Huynh v. Vu: Award to Broker Overturned
A California court has considered whether a broker could successfully bring a lawsuit against seller’s husband for damages because of the husband’s interference in the contractual negotiations.
Bill Phua (“Buyer”) sought the assistance of licensed real estate broker Khai Huynh (“Broker”) in finding a suitable property for the Buyer to complete a tax-free exchange under section 1031 of the Internal Revenue Code. Under Internal Revenue Code 1031, if an individual exchanges business or investment property solely for business or investment property of a like-kind, no gain or loss is recognized. A taxpayer is allowed to postpone the recognition of gain on the sale of qualifying property by the acquisition of replacement real property that will be later identified and purchased within a specific period of time. To learn more about 1031 exchanges, click here.
The Broker knew that a property he believed that Cuong Tat Vu (“Husband”) owned had been on the market the previous year and the listing had expired without being purchased. The Broker contacted the Husband to inquire if the property was still available. While the Husband had originally co-owned the property with his wife in 1993, he had later transferred ownership of the entire property to her (“Seller”). Over the years, the Husband continued to manage the property on behalf of the Seller, collecting rents and maintaining the property. The Husband told the Broker that he remained interested in selling the property and asked the Broker to submit a written offer.
The Broker submitted an offer to the Husband. After some discussions with the Seller, the Broker submitted a counteroffer, lowering his commission. At this point, the Broker learned that the Seller was the true owner of the property. However, the Seller continued to direct the Broker to conduct negotiations with the Husband. In November 1998, the negotiations yielded an increased offer from the Buyer and a reduced commission for the Broker. Additionally, the purchase contract included the following: “Escrow to close 90 days from Seller’s acceptance. Contract extension, if any, after the expiration date have to be agreed by Seller in writing, or contract to be null & void at Seller choice.”

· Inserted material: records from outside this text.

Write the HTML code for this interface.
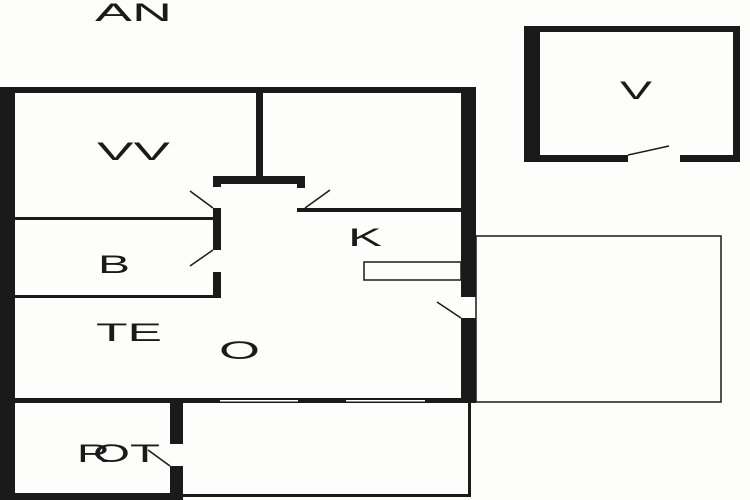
<!DOCTYPE html>
<html><head><style>html,body{margin:0;padding:0;background:#fff}svg{display:block}text{font-family:"Liberation Sans",sans-serif;font-size:25px;fill:#1a1a1a}</style></head>
<body>
<svg width="750" height="500" viewBox="0 0 750 500" xmlns="http://www.w3.org/2000/svg">
<rect width="750" height="500" fill="#fdfdfb"/>
<g fill="#1a1a1a">
<rect x="0" y="87" width="15" height="413"/>
<rect x="0" y="87" width="476" height="6"/>
<rect x="461" y="87" width="15" height="210"/>
<rect x="461" y="318" width="15" height="85"/>
<rect x="256" y="93" width="7" height="85"/>
<rect x="213" y="176" width="92" height="8"/>
<rect x="213" y="176" width="8" height="11"/>
<rect x="213" y="208" width="8" height="42"/>
<rect x="213" y="272" width="8" height="26"/>
<rect x="297" y="176" width="8" height="12"/>
<rect x="297" y="208" width="164" height="4"/>
<rect x="15" y="217" width="198" height="3"/>
<rect x="15" y="295" width="206" height="3"/>
<rect x="15" y="398" width="461" height="5"/>
<rect x="170" y="398" width="13" height="46"/>
<rect x="170" y="466" width="13" height="34"/>
<rect x="0" y="493" width="183" height="7"/>
<rect x="468" y="403" width="3" height="93"/>
<rect x="183" y="494" width="288" height="3"/>
<rect x="524" y="26" width="16" height="136"/>
<rect x="524" y="26" width="216" height="6"/>
<rect x="733" y="26" width="7" height="136"/>
<rect x="524" y="155" width="104" height="7"/>
<rect x="680" y="155" width="60" height="7"/>
</g>
<g fill="#fff"><rect x="220" y="400" width="78" height="1.5"/><rect x="346" y="400" width="79" height="1.5"/></g>
<g fill="none" stroke="#1a1a1a" stroke-width="1.5">
<rect x="476" y="236" width="245" height="166"/>
<rect x="364" y="262" width="97" height="18"/>
<line x1="190" y1="191" x2="213" y2="208"/>
<line x1="190" y1="266" x2="213" y2="250"/>
<line x1="305" y1="208" x2="330" y2="190"/>
<line x1="437" y1="302" x2="461" y2="318"/>
<line x1="148" y1="450" x2="170" y2="466"/>
<line x1="628" y1="155" x2="669" y2="146"/>
</g>
<g lengthAdjust="spacingAndGlyphs">
<text x="95" y="21" textLength="77" lengthAdjust="spacingAndGlyphs">AN</text>
<text x="620" y="99" textLength="32" lengthAdjust="spacingAndGlyphs">V</text>
<text x="97" y="160" textLength="73" lengthAdjust="spacingAndGlyphs">VV</text>
<text x="98" y="273" textLength="32" lengthAdjust="spacingAndGlyphs">B</text>
<text x="348" y="246" textLength="34" lengthAdjust="spacingAndGlyphs">K</text>
<text x="96" y="341" textLength="66" lengthAdjust="spacingAndGlyphs">TE</text>
<text x="219" y="359" textLength="41" lengthAdjust="spacingAndGlyphs">O</text>
<text x="77" y="462" textLength="33" lengthAdjust="spacingAndGlyphs">R</text>
<text x="93" y="462" textLength="37" lengthAdjust="spacingAndGlyphs">O</text>
<text x="130" y="462" textLength="30" lengthAdjust="spacingAndGlyphs">T</text>
</g>
</svg>
</body></html>
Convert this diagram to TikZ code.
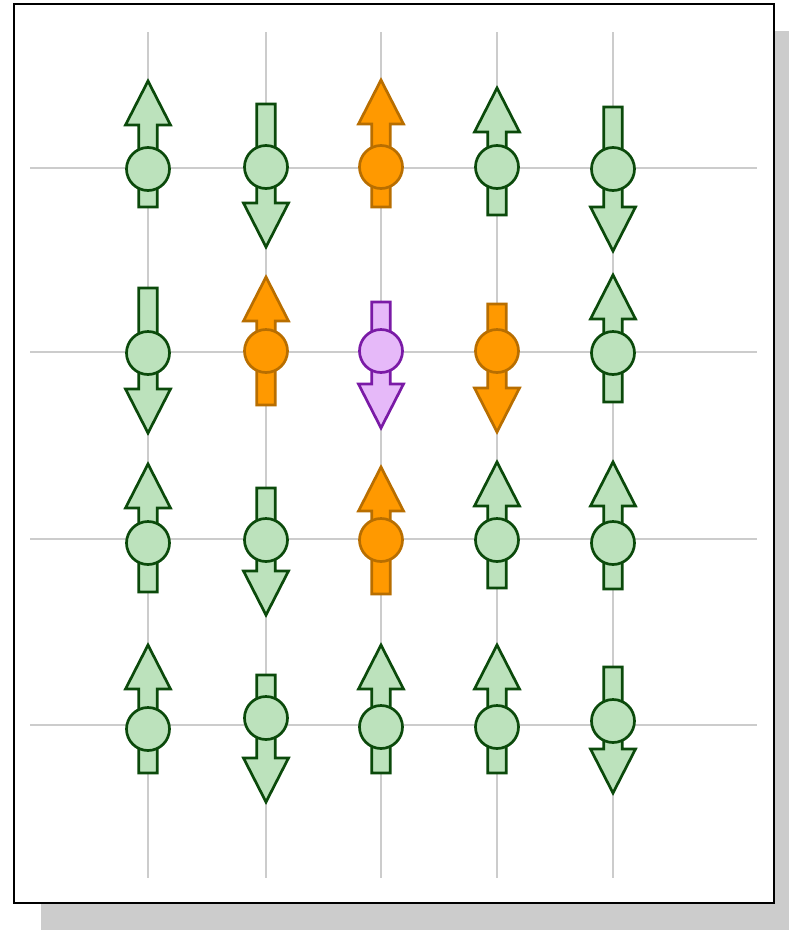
\documentclass[tikz,border=0pt]{standalone}
\usepackage{tikz}

\definecolor{gridgray}{HTML}{CCCCCC}
\definecolor{bulkfill}{HTML}{BCE2BC}
\definecolor{bulkline}{HTML}{0B4A0B}
\definecolor{flipfill}{HTML}{FF9900}
\definecolor{flipline}{HTML}{B86E00}
\definecolor{seedfill}{HTML}{E6B9F9}
\definecolor{seedline}{HTML}{7A1AA6}

\tikzset{
  bulkspin/.style={fill=bulkfill, draw=bulkline},
  flipspin/.style={fill=flipfill, draw=flipline},
  seedspin/.style={fill=seedfill, draw=seedline},
}

\begin{document}
\begin{tikzpicture}[x=1pt, y=-1pt, line join=miter]

        % fixed page size
        \useasboundingbox (0,0) rectangle (789,930);

        % frame with drop shadow
        \fill[gridgray] (41,31) rectangle (789,930);
        \draw[line width=2.2pt, fill=white] (14,4) rectangle (774,903);

        % lattice lines
        \foreach \gx in {148,266,381,497,613}
            \draw[gridgray, line width=2.6pt] (\gx,32) -- (\gx,878);
        \foreach \gy in {168,352,539,725}
            \draw[gridgray, line width=2.6pt] (30,\gy) -- (757,\gy);

        % spins: x / tail / tip / centre of ball / style
        \foreach \sx/\ta/\tp/\cy/\st in {
            148/207/81/169/bulkspin, 266/104/247/167/bulkspin, 381/207/80/167/flipspin,
            497/215/88/167/bulkspin, 613/107/251/169/bulkspin,
            148/288/433/353/bulkspin, 266/405/277/351/flipspin, 381/302/428/351/seedspin,
            497/304/432/351/flipspin, 613/402/275/353/bulkspin,
            148/592/464/543/bulkspin, 266/488/615/540/bulkspin, 381/594/467/540/flipspin,
            497/588/462/540/bulkspin, 613/589/462/543/bulkspin,
            148/773/645/729/bulkspin, 266/675/802/718/bulkspin, 381/773/645/727/bulkspin,
            497/773/645/727/bulkspin, 613/667/793/721/bulkspin} {
            \pgfmathsetmacro{\hb}{\tp + 44*sign(\ta - \tp)}
            % block arrow
            \draw[\st, line width=2.7pt]
                (\sx-9.3,\ta) -- (\sx+9.3,\ta) -- (\sx+9.3,\hb) -- (\sx+22.5,\hb)
                -- (\sx,\tp) -- (\sx-22.5,\hb) -- (\sx-9.3,\hb) -- cycle;
            % ball
            \draw[\st, line width=2.7pt] (\sx,\cy) circle (21.5);
        }

\end{tikzpicture}
\end{document}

The Buyer accepted the counteroffer, and began to arrange financing for the purchase. However, between November and February, the Broker unsuccessfully requested from the Seller documents about the property’s income and expenses, which were necessary for the Buyer to secure a loan for his purchase. The Broker also requested that the Husband obtain “tenant estoppel certificates” from the current tenants, which is a document signed by the tenant confirming the terms of the lease. In the end, the escrow deadline passed without the Buyer having obtained financing, due to the failure to obtain the necessary documents to secure a loan.
The Broker prepared an extension of the escrow closing date, which the Husband signed but later claimed he signed the document in error. The parties continued negotiations, but now the Seller was asking for an increased purchase price amount. Eventually, the transaction closed, but only after the Buyer agreed to pay a higher purchase price and the purchase agreement also did not include a commission amount for the Broker. The Broker filed a lawsuit against the Seller for his commission and also against the Husband for his intentional interference with contract negotiations. The jury awarded the Broker his commission from the Seller as well as compensatory and punitive damages of over $200,000 against the Husband. The Husband appealed.
The California Court of Appeal, First District, reversed the jury’s award against the husband, which was the only issue on appeal as the parties had settled the other allegations in the lawsuit. On appeal, the Husband argued that the “manager’s privilege” protected him from the Buyer’s intentional interference allegations. The manager’s privilege is a legal doctrine which protects an agent from liability when the agent advises his/her principal to breach a contract with a third party when the agent reasonably believes such conduct is in the principal’s best interest. While the Broker argued that this doctrine only applied instances where the principal was a business entity and was not applicable to a husband/wife situation, the court found no support for such an argument.
Next, the court considered the scope of the privilege. The court found that the manager’s privilege applied when the “predominate motive” for the manager’s actions was to benefit his/her principal. Applying this doctrine to the facts of this case, the court found that the evidence supported a finding that the Husband’s predominate motive in interfering with the contract was to protect the Seller’s interests. Indeed, the court found that there was no evidence showing that the Husband had any other motivation for his actions. Therefore, the court determined that the jury should have been allowed to consider whether the Husband was protected by the “manager’s privilege”, and so the court reversed the jury award in favor of the Broker against the Husband.
Huynh v. Vu, 4 Cal. Rptr. 3d 595 (Cal. Ct. App. 2003).